US Takes Cautious Line on Bosnia
Defense Secretary Cheney emphasizes humanitarian aid, downplays possible use of force
NOW that the United States says it is prepared to help out in Balkans relief efforts, the Pentagon is facing a troubling question: What would US forces be getting into?
President Bush said in a television appearance Wednesday that he is not yet ready to order US forces in. "It's right for the United States not to go ramming in as the sole perpetrator of force," he said.
Going in with food supplies and other aid in the midst of ongoing battles would require a second stage UN Security Council resolution authorizing the use of force if necessary, according to US officials.
Secretary of Defense Richard Cheney was careful on Tuesday to describe any US-aided international involvement in the ex-Yugoslav republics as having a narrow humanitarian purpose.
No country in the world community is offering to go in and forcibly separate warring sides, he said.
But once foreign forces start providing food and safety to civilians in Sarajevo, they might find it hard to stop the effort, or even to limit it to one city.
"You've got half a dozen other major cities around Bosnia that have similar problems to Sarajevo. Do you begin to create other protection zones?" said Janusz Bugajski, associate director of East European studies at the Center for Strategic and International Studies.
At this point the US is offering only airpower and logistical help to aid UN efforts.
US ground troops wouldn't be involved, said Pentagon chief Cheney at a breakfast with reporters.
The US is prepared to go in even if the cease fire at the Sarejevo airport doesn't hold and UN peacekeeping troops now holding the site are forced to withdraw.
"We've been looking at another level of involvement in the event we're not able to get the cease fire," said Secretary Cheney.
Pentagon contingency planning is at this point focusing on delivering aid via UN truck convoys driven in from the seaport of Split, some 150 miles from Sarajevo.
The Sarajevo airport would be difficult to use even if Serb gunners pulled their artillery back from surrounding hills.
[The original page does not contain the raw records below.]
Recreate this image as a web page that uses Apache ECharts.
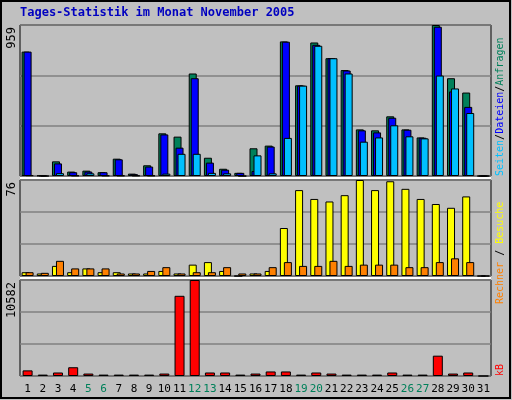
<!DOCTYPE html><html><head><meta charset="utf-8">
<script src="https://cdn.jsdelivr.net/npm/echarts@6/dist/echarts.min.js"></script>
<style>html,body{margin:0;padding:0;background:#c0c0c0}#c{width:512px;height:400px}</style></head><body><div id="c"></div>
<script>
var days=[];for(var i=1;i<=31;i++)days.push(String(i));
var weekend=['5','6','12','13','19','20','26','27'];
var anfragen=[790,3,93,28,34,24,110,15,68,271,250,651,116,46,20,176,193,855,576,848,748,673,296,290,379,296,245,959,621,530,0];
var dateien=[790,3,80,24,28,24,106,12,60,264,180,621,85,40,20,32,187,853,574,833,748,670,290,277,370,294,243,948,537,439,0];
var seiten=[5,0,18,3,17,3,3,3,3,15,141,141,20,17,0,131,17,242,574,827,748,651,218,245,322,252,239,638,556,400,0];
var besuche=[3,2,8,3,6,3,3,2,2,4,2,9,11,4,0,2,4,38,68,61,59,64,76,68,75,69,61,57,54,63,0];
var rechner=[3,2.5,12,6,6,6,2,2,4,7,2,3,3,7,2,2,7,11,8,8,12,8,9,9,9,7,7,11,14,11,0];
var kb=[620,155,386,965,270,155,155,155,155,270,8840,10582,386,386,155,270,500,500,155,386,270,155,155,155,386,155,155,2240,270,386,0];
var yMax=[959,76,10582];
var mono='DejaVu Sans Mono';
var grids=[{left:20,right:21,top:25,height:151},{left:20,right:21,top:180,height:96},{left:20,right:21,top:280,height:96}];
function yA(i){return {gridIndex:i,min:0,max:yMax[i],interval:yMax[i]/3,axisLine:{show:false},axisTick:{show:false},
 splitLine:{lineStyle:{color:'#808080',width:1.5}},axisLabel:{show:false}};}
function xA(i){return {gridIndex:i,type:'category',data:days,axisLine:{show:false},axisTick:{show:false},
 axisLabel:i===2?{show:true,fontFamily:mono,fontSize:11,interval:0,margin:8,color:function(v){return weekend.indexOf(v)>=0?'#00805a':'#000';}}:{show:false}};}
function bar(name,data,xi,color,w,gap){return {name:name,type:'bar',xAxisIndex:xi,yAxisIndex:xi,data:data,barWidth:w,barGap:gap,
 itemStyle:{color:color,borderColor:'#000',borderWidth:1},animation:false};}
function yl(i){return {type:'text',x:18,y:grids[i].top+2,rotation:Math.PI/2,style:{text:String(yMax[i]),fill:'#000',font:'12px "DejaVu Sans Mono"',align:'right',verticalAlign:'bottom'}};}
var ch=echarts.init(document.getElementById('c'));
ch.setOption({backgroundColor:'#c0c0c0',animation:false,
 grid:grids.map(function(g){return Object.assign({show:true,backgroundColor:'#c0c0c0',borderColor:'#000',borderWidth:1},g);}),
 xAxis:[xA(0),xA(1),xA(2)],yAxis:[yA(0),yA(1),yA(2)],
 series:[bar('Anfragen',anfragen,0,'#00805a',8,'-75%'),bar('Dateien',dateien,0,'#0000ff',8,'-75%'),bar('Seiten',seiten,0,'#00c0ff',8,'-75%'),
  bar('Besuche',besuche,1,'#ffff00',8,'-50%'),bar('Rechner',rechner,1,'#ff8000',8,'-50%'),
  bar('kb',kb,2,'#ff0000',10,'0%')],
 graphic:[
  {type:'rect',shape:{x:1,y:1,width:509,height:397},style:{fill:'none',stroke:'#000',lineWidth:2},silent:true},
  {type:'line',shape:{x1:20,y1:178,x2:491,y2:178},style:{stroke:'#fff',lineWidth:2}},
  {type:'line',shape:{x1:20,y1:278,x2:491,y2:278},style:{stroke:'#fff',lineWidth:2}},
  {type:'text',left:20,top:7,style:{text:'Tages-Statistik im Monat November 2005',fill:'#0000c0',font:'bold 12px "DejaVu Sans Mono"'}},
  yl(0),yl(1),yl(2),
  {type:'text',x:495,y:176,rotation:Math.PI/2,style:{text:'{a|Seiten}{k|/}{b|Dateien}{k|/}{c|Anfragen}',
    rich:{a:{fill:'#00c0ff',fontFamily:mono,fontSize:10},b:{fill:'#0000ff',fontFamily:mono,fontSize:10},c:{fill:'#00805a',fontFamily:mono,fontSize:10},k:{fill:'#000',fontFamily:mono,fontSize:10}}}},
  {type:'text',x:495,y:304,rotation:Math.PI/2,style:{text:'{a|Rechner}{k| / }{b|Besuche}',
    rich:{a:{fill:'#ff8000',fontFamily:mono,fontSize:10},b:{fill:'#ffff00',fontFamily:mono,fontSize:10},k:{fill:'#000',fontFamily:mono,fontSize:10}}}},
  {type:'text',x:495,y:376,rotation:Math.PI/2,style:{text:'kB',fill:'#ff0000',font:'10px "DejaVu Sans Mono"'}}
 ]});
</script></body></html>
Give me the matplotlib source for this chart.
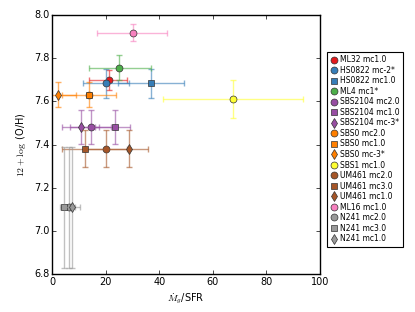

Besides being in a vulnerable valley, the airport has but one runway, and its loading aprons are small by US military standards.
"The Sarajevo airport is severely limited in how much traffic it can handle," pointed out Cheney. "It's probably more appropriate if you're going to mount an effort to do it overland."
In finally stating publicly that the US is going to get involved in the Yugoslav war in some fashion, the Bush administration has completed a gradual policy turnaround that has been in the works for some months.
When fighting first started in Croatia, US Department of State officials insisted that no American interests were threatened by the fighting. But months of spreading, savage fighting, plus reports of the suffering of civilians and the failure of diplomacy to alleviate the situation, have pushed US policymakers to change course.
Secretary Cheney says he is "appalled by the loss of life" in what used to considered a civilized corner of Europe. Still, he says the situation doesn't merit a Desert Storm-like military coalition, involving substantial US ground power.
The difference, he said, is that in the Gulf one sovereign nation forcibly tried to annex another. But in the Balkans "one of the keys to the situation is that this is an internal civil war," said the Pentagon chief.
In Bosnia, ethnic Serb militias have attacked Muslims in what they call an attempt to ethnically purify the ex-Yugoslav republic. Many in the West, however, blame Serbia itself for aiding the Serb militias and for fomenting the trouble to begin with.
The problem with limiting any international effort to provide humanitarian aid is that it doesn't change the situation which led to the need for aid in the first place, says Dan Nelson, a Georgetown University Russian studies professor.
Serbia's leader, Slobodan Milosevic, the villain of the piece to many in the west, remains in power. Ethnic Serb gunners will still surround Sarajevo, even if they pull back.
"The fundamental dilemmas remain absolutely unresolved," says Professor Nelson.
He says he believes the situation will inevitably suck the UN, and by extension the US, further in before it's over. "We are now being pulled toward intervention in much the same way that we were pulled toward the invasion of Panama and the confrontation with Saddam Hussein," he says.